Surtout, il n’est pas question que des Frères envisagent le sacerdoce : la tradition de l’Institut est laïque et le restera. En revanche, si les Frères sont des laïcs, il convient de considérer que les hommes et les femmes qui travaillent avec eux participent à leur tradition à leur manière. Mais avec quel type de lien et d’engagement ?
Finalement les nouvelles constitutions de 1986 dresseront le profil d’un corps à l’esprit très différent de celui d’avant, dessinant trois axes majeurs.

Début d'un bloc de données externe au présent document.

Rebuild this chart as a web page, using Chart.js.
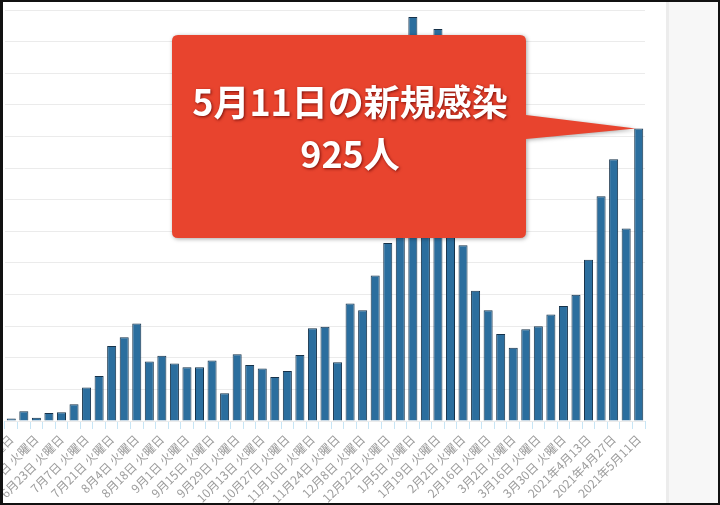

Likuni, Malawi - Elèves du collège - 1977
Photo fms

Quels sont ces aspects ?

1/ Les Frères Maristes ne sont pas des moines mais des Laïcs.
C’est pourquoi, après de longs débats ils ont rejeté le sacerdoce pour eux, mais reconnus comme membres de « La Famille Mariste » laïcs et clercs qui veulent participer à leur identité.

2/ Le cœur de l’identité mariste n’est plus une règle normative mais la spiritualité mariste apostolique
demandant à ses adeptes de coordonner : vie contemplative personnelle ; vie communautaire comme lieu de partage spirituel et de vie concrète ; vie apostolique dans des structures éducatives diverses.

3/ La mission : n’a plus pour but l’extension d’une chrétienté à des peuples non chrétiens, mais, dans un monde sécularisé, une évangélisation de peuples et de milieux divers, avec le souci de s’y inculturer.

Il va sans dire que cette mutation constitue un choc autant culturel que spirituel. En quelque sorte “on a changé la religion” . Ce qui est désormais offert aux aspirants maristes, Frères, laïcs ou même clercs, ce n’est plus une entrée au couvent mais l’acceptation d’un projet à construire, plus exaltant qu’auparavant mais aussi plus exigeant. Et une des grandes difficultés nouvelles c’est de trouver des aspirants pour tenter l’aventure.